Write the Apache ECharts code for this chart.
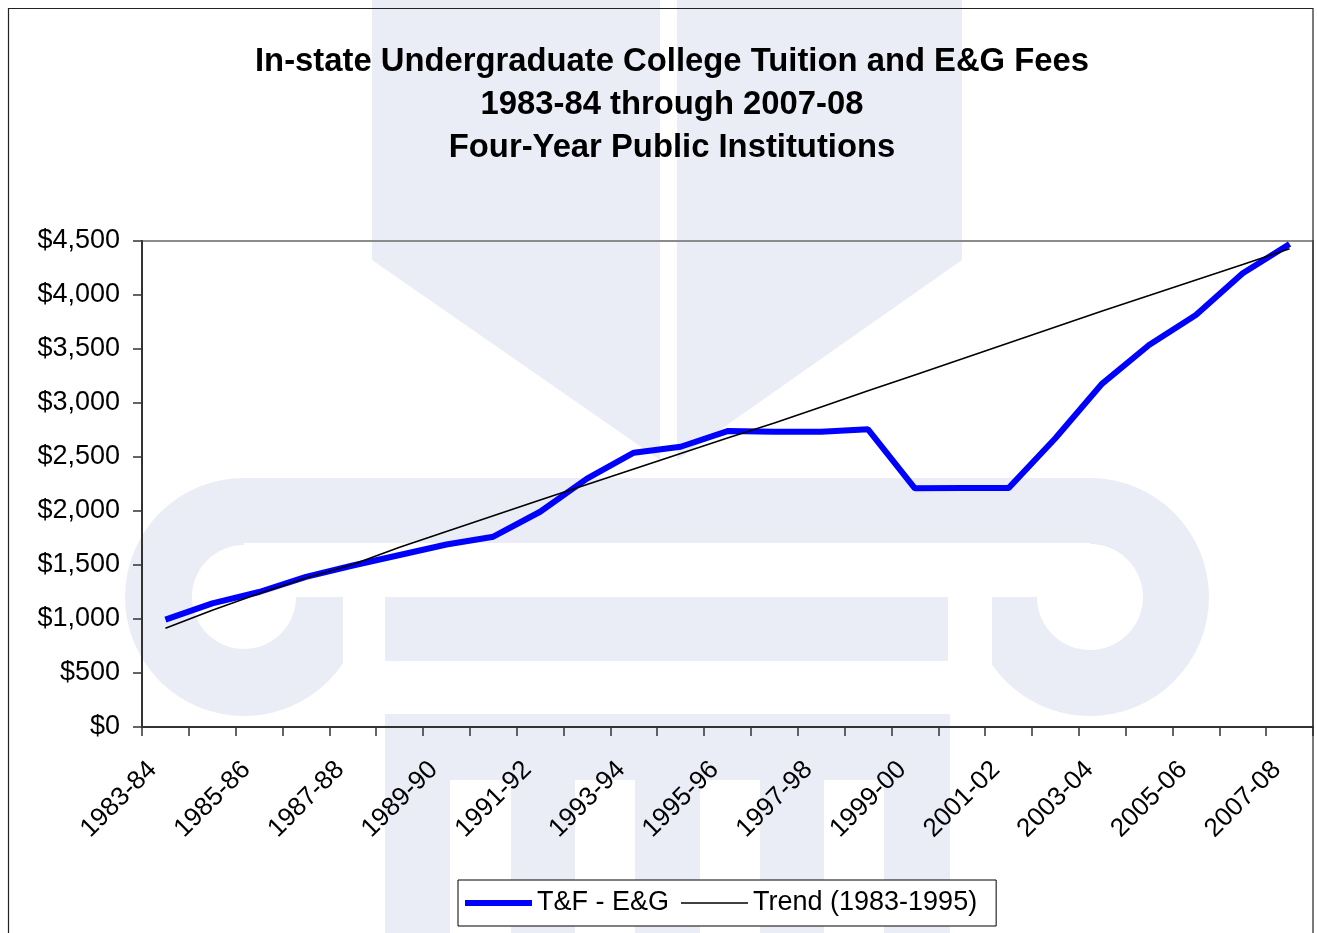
<!DOCTYPE html>
<html>
<head>
<meta charset="utf-8">
<script src="https://cdn.jsdelivr.net/npm/echarts@6/dist/echarts.min.js"></script>
<style>
html,body{margin:0;padding:0;background:#fff;}
#chart{width:1317px;height:933px;}
</style>
</head>
<body>
<div id="chart"></div>
<script>
const categories = ['1983-84','1984-85','1985-86','1986-87','1987-88','1988-89','1989-90','1990-91','1991-92','1992-93','1993-94','1994-95','1995-96','1996-97','1997-98','1998-99','1999-00','2000-01','2001-02','2002-03','2003-04','2004-05','2005-06','2006-07','2007-08'];
const tuitionFees = [995,1145,1250,1390,1495,1593,1690,1762,1993,2300,2540,2595,2740,2734,2734,2756,2210,2212,2212,2673,3180,3537,3815,4201,4472];
const trend = [914,1080,1236,1380,1505,1665,1810,1956,2102,2246,2389,2533,2676,2814,2964,3114,3260,3407,3556,3704,3852,3995,4139,4282,4428];
const yTicks = {min: 0, max: 4500, interval: 500};
const titleLines = ['In-state Undergraduate College Tuition and E&G Fees', '1983-84 through 2007-08', 'Four-Year Public Institutions'];
const seriesNames = ['T&F - E&G', 'Trend (1983-1995)'];

// decorative watermark geometry helpers
const WM = 'rgb(234,237,246)';
function arcPts(cx, cy, r, a0, a1, n) {
  const p = [];
  for (let i = 0; i <= n; i++) {
    const a = a0 + (a1 - a0) * i / n;
    p.push([cx + r * Math.cos(a), cy + r * Math.sin(a)]);
  }
  return p;
}
function tail(cx, cy, R, r, edgeX, side) {
  const dx = Math.abs(edgeX - cx);
  const aEdge = Math.acos(dx / R);
  let pts;
  if (side === 1) {
    pts = arcPts(cx, cy, R, Math.PI / 2, aEdge, 20);
    pts.push([edgeX, cy]);
    pts = pts.concat(arcPts(cx, cy, r, 0, Math.PI / 2, 20));
  } else {
    pts = arcPts(cx, cy, R, Math.PI / 2, Math.PI - aEdge, 20);
    pts.push([edgeX, cy]);
    pts = pts.concat(arcPts(cx, cy, r, Math.PI, Math.PI / 2, 20));
  }
  return pts;
}
const wmStyle = {fill: WM};
const watermark = [
  {type: 'polygon', z: -10, shape: {points: [[372,0],[660,0],[660,460],[372,260]]}, style: wmStyle, silent: true},
  {type: 'polygon', z: -10, shape: {points: [[677,0],[962,0],[962,260],[677,460]]}, style: wmStyle, silent: true},
  {type: 'rect', z: -10, shape: {x: 244, y: 478, width: 846, height: 65}, style: wmStyle, silent: true},
  {type: 'sector', z: -10, shape: {cx: 244, cy: 597, r: 119, r0: 52, startAngle: Math.PI / 2, endAngle: Math.PI * 1.5, clockwise: true}, style: wmStyle, silent: true},
  {type: 'polygon', z: -10, shape: {points: tail(244, 597, 119, 52, 343, 1)}, style: wmStyle, silent: true},
  {type: 'sector', z: -10, shape: {cx: 1090, cy: 597, r: 119, r0: 53, startAngle: -Math.PI / 2, endAngle: Math.PI / 2, clockwise: true}, style: wmStyle, silent: true},
  {type: 'polygon', z: -10, shape: {points: tail(1090, 597, 119, 53, 992, -1)}, style: wmStyle, silent: true},
  {type: 'rect', z: -10, shape: {x: 385, y: 597, width: 563, height: 64}, style: wmStyle, silent: true},
  {type: 'rect', z: -10, shape: {x: 385, y: 714, width: 565, height: 66}, style: wmStyle, silent: true},
  {type: 'rect', z: -10, shape: {x: 385, y: 779, width: 65, height: 160}, style: wmStyle, silent: true},
  {type: 'rect', z: -10, shape: {x: 511, y: 779, width: 64, height: 160}, style: wmStyle, silent: true},
  {type: 'rect', z: -10, shape: {x: 635, y: 779, width: 65, height: 160}, style: wmStyle, silent: true},
  {type: 'rect', z: -10, shape: {x: 760, y: 779, width: 64, height: 160}, style: wmStyle, silent: true},
  {type: 'rect', z: -10, shape: {x: 884, y: 779, width: 66, height: 160}, style: wmStyle, silent: true},
  {type: 'rect', z: 50, shape: {x: 8.5, y: 8.5, width: 1304.5, height: 1000}, style: {fill: null, stroke: '#222', lineWidth: 1.2}, silent: true}
];

const chart = echarts.init(document.getElementById('chart'), null, {renderer: 'canvas'});
const FONT = '"Liberation Sans", Arial, sans-serif';
chart.setOption({
  backgroundColor: '#ffffff',
  animation: false,
  graphic: {elements: watermark},
  title: {
    text: titleLines.join('\n'),
    left: 672,
    top: 40,
    padding: 0,
    textAlign: 'center',
    textStyle: {fontFamily: FONT, fontWeight: 'bold', fontSize: 32.8, lineHeight: 43, color: '#000'}
  },
  legend: {
    left: 458,
    top: 880,
    padding: [8, 19, 8, 7],
    itemGap: 12,
    itemWidth: 67,
    itemHeight: 14,
    backgroundColor: '#fff',
    borderColor: '#000',
    borderWidth: 1,
    borderRadius: 0,
    textStyle: {fontFamily: FONT, fontSize: 27, color: '#000', lineHeight: 30},
    data: [
      {name: seriesNames[0], icon: 'path://M0,0H67V6H0Z', itemStyle: {color: '#0000ff'}},
      {name: seriesNames[1], icon: 'path://M0,0H67V1.5H0Z', itemStyle: {color: '#000'}}
    ]
  },
  grid: {left: 142, right: 4, top: 241, bottom: 206, show: true, borderColor: '#8c8c8c', borderWidth: 2, backgroundColor: 'transparent'},
  xAxis: {
    type: 'category',
    data: categories,
    boundaryGap: true,
    axisLine: {show: true, lineStyle: {color: '#333', width: 2}},
    axisTick: {show: true, interval: 0, length: 9, lineStyle: {color: '#333', width: 1.5}},
    axisLabel: {interval: 1, rotate: 45, margin: 26, padding: [0, 18, 0, 0], fontFamily: FONT, fontSize: 26, color: '#000'},
    splitLine: {show: false}
  },
  yAxis: {
    type: 'value',
    min: yTicks.min,
    max: yTicks.max,
    interval: yTicks.interval,
    axisLine: {show: true, lineStyle: {color: '#333', width: 2}},
    axisTick: {show: true, length: 9, lineStyle: {color: '#333', width: 1.5}},
    axisLabel: {margin: 22, fontFamily: FONT, fontSize: 27, color: '#000',
      formatter: v => '$' + v.toLocaleString('en-US')},
    splitLine: {show: false}
  },
  series: [
    {name: seriesNames[0], type: 'line', data: tuitionFees, symbol: 'none', z: 3,
      lineStyle: {color: '#0000ff', width: 6}, itemStyle: {color: '#0000ff'}},
    {name: seriesNames[1], type: 'line', data: trend, symbol: 'none', z: 4,
      lineStyle: {color: '#000', width: 1.6}, itemStyle: {color: '#000'}}
  ]
});
</script>
</body>
</html>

:::

Transcribe the whole listing, character for character, but not its images.

Write the Apache ECharts code for this chart.
<!DOCTYPE html>
<html>
<head>
<meta charset="utf-8">
<script src="https://cdn.jsdelivr.net/npm/echarts@6/dist/echarts.min.js"></script>
<style>
html,body{margin:0;padding:0;background:#fff;}
#chart{width:1317px;height:933px;}
</style>
</head>
<body>
<div id="chart"></div>
<script>
const categories = ['1983-84','1984-85','1985-86','1986-87','1987-88','1988-89','1989-90','1990-91','1991-92','1992-93','1993-94','1994-95','1995-96','1996-97','1997-98','1998-99','1999-00','2000-01','2001-02','2002-03','2003-04','2004-05','2005-06','2006-07','2007-08'];
const tuitionFees = [995,1145,1250,1390,1495,1593,1690,1762,1993,2300,2540,2595,2740,2734,2734,2756,2210,2212,2212,2673,3180,3537,3815,4201,4472];
const trend = [914,1080,1236,1380,1505,1665,1810,1956,2102,2246,2389,2533,2676,2814,2964,3114,3260,3407,3556,3704,3852,3995,4139,4282,4428];
const yTicks = {min: 0, max: 4500, interval: 500};
const titleLines = ['In-state Undergraduate College Tuition and E&G Fees', '1983-84 through 2007-08', 'Four-Year Public Institutions'];
const seriesNames = ['T&F - E&G', 'Trend (1983-1995)'];

// decorative watermark geometry helpers
const WM = 'rgb(234,237,246)';
function arcPts(cx, cy, r, a0, a1, n) {
  const p = [];
  for (let i = 0; i <= n; i++) {
    const a = a0 + (a1 - a0) * i / n;
    p.push([cx + r * Math.cos(a), cy + r * Math.sin(a)]);
  }
  return p;
}
function tail(cx, cy, R, r, edgeX, side) {
  const dx = Math.abs(edgeX - cx);
  const aEdge = Math.acos(dx / R);
  let pts;
  if (side === 1) {
    pts = arcPts(cx, cy, R, Math.PI / 2, aEdge, 20);
    pts.push([edgeX, cy]);
    pts = pts.concat(arcPts(cx, cy, r, 0, Math.PI / 2, 20));
  } else {
    pts = arcPts(cx, cy, R, Math.PI / 2, Math.PI - aEdge, 20);
    pts.push([edgeX, cy]);
    pts = pts.concat(arcPts(cx, cy, r, Math.PI, Math.PI / 2, 20));
  }
  return pts;
}
const wmStyle = {fill: WM};
const watermark = [
  {type: 'polygon', z: -10, shape: {points: [[372,0],[660,0],[660,460],[372,260]]}, style: wmStyle, silent: true},
  {type: 'polygon', z: -10, shape: {points: [[677,0],[962,0],[962,260],[677,460]]}, style: wmStyle, silent: true},
  {type: 'rect', z: -10, shape: {x: 244, y: 478, width: 846, height: 65}, style: wmStyle, silent: true},
  {type: 'sector', z: -10, shape: {cx: 244, cy: 597, r: 119, r0: 52, startAngle: Math.PI / 2, endAngle: Math.PI * 1.5, clockwise: true}, style: wmStyle, silent: true},
  {type: 'polygon', z: -10, shape: {points: tail(244, 597, 119, 52, 343, 1)}, style: wmStyle, silent: true},
  {type: 'sector', z: -10, shape: {cx: 1090, cy: 597, r: 119, r0: 53, startAngle: -Math.PI / 2, endAngle: Math.PI / 2, clockwise: true}, style: wmStyle, silent: true},
  {type: 'polygon', z: -10, shape: {points: tail(1090, 597, 119, 53, 992, -1)}, style: wmStyle, silent: true},
  {type: 'rect', z: -10, shape: {x: 385, y: 597, width: 563, height: 64}, style: wmStyle, silent: true},
  {type: 'rect', z: -10, shape: {x: 385, y: 714, width: 565, height: 66}, style: wmStyle, silent: true},
  {type: 'rect', z: -10, shape: {x: 385, y: 779, width: 65, height: 160}, style: wmStyle, silent: true},
  {type: 'rect', z: -10, shape: {x: 511, y: 779, width: 64, height: 160}, style: wmStyle, silent: true},
  {type: 'rect', z: -10, shape: {x: 635, y: 779, width: 65, height: 160}, style: wmStyle, silent: true},
  {type: 'rect', z: -10, shape: {x: 760, y: 779, width: 64, height: 160}, style: wmStyle, silent: true},
  {type: 'rect', z: -10, shape: {x: 884, y: 779, width: 66, height: 160}, style: wmStyle, silent: true},
  {type: 'rect', z: 50, shape: {x: 8.5, y: 8.5, width: 1304.5, height: 1000}, style: {fill: null, stroke: '#222', lineWidth: 1.2}, silent: true}
];

const chart = echarts.init(document.getElementById('chart'), null, {renderer: 'canvas'});
const FONT = '"Liberation Sans", Arial, sans-serif';
chart.setOption({
  backgroundColor: '#ffffff',
  animation: false,
  graphic: {elements: watermark},
  title: {
    text: titleLines.join('\n'),
    left: 672,
    top: 40,
    padding: 0,
    textAlign: 'center',
    textStyle: {fontFamily: FONT, fontWeight: 'bold', fontSize: 32.8, lineHeight: 43, color: '#000'}
  },
  legend: {
    left: 458,
    top: 880,
    padding: [8, 19, 8, 7],
    itemGap: 12,
    itemWidth: 67,
    itemHeight: 14,
    backgroundColor: '#fff',
    borderColor: '#000',
    borderWidth: 1,
    borderRadius: 0,
    textStyle: {fontFamily: FONT, fontSize: 27, color: '#000', lineHeight: 30},
    data: [
      {name: seriesNames[0], icon: 'path://M0,0H67V6H0Z', itemStyle: {color: '#0000ff'}},
      {name: seriesNames[1], icon: 'path://M0,0H67V1.5H0Z', itemStyle: {color: '#000'}}
    ]
  },
  grid: {left: 142, right: 4, top: 241, bottom: 206, show: true, borderColor: '#8c8c8c', borderWidth: 2, backgroundColor: 'transparent'},
  xAxis: {
    type: 'category',
    data: categories,
    boundaryGap: true,
    axisLine: {show: true, lineStyle: {color: '#333', width: 2}},
    axisTick: {show: true, interval: 0, length: 9, lineStyle: {color: '#333', width: 1.5}},
    axisLabel: {interval: 1, rotate: 45, margin: 26, padding: [0, 18, 0, 0], fontFamily: FONT, fontSize: 26, color: '#000'},
    splitLine: {show: false}
  },
  yAxis: {
    type: 'value',
    min: yTicks.min,
    max: yTicks.max,
    interval: yTicks.interval,
    axisLine: {show: true, lineStyle: {color: '#333', width: 2}},
    axisTick: {show: true, length: 9, lineStyle: {color: '#333', width: 1.5}},
    axisLabel: {margin: 22, fontFamily: FONT, fontSize: 27, color: '#000',
      formatter: v => '$' + v.toLocaleString('en-US')},
    splitLine: {show: false}
  },
  series: [
    {name: seriesNames[0], type: 'line', data: tuitionFees, symbol: 'none', z: 3,
      lineStyle: {color: '#0000ff', width: 6}, itemStyle: {color: '#0000ff'}},
    {name: seriesNames[1], type: 'line', data: trend, symbol: 'none', z: 4,
      lineStyle: {color: '#000', width: 1.6}, itemStyle: {color: '#000'}}
  ]
});
</script>
</body>
</html>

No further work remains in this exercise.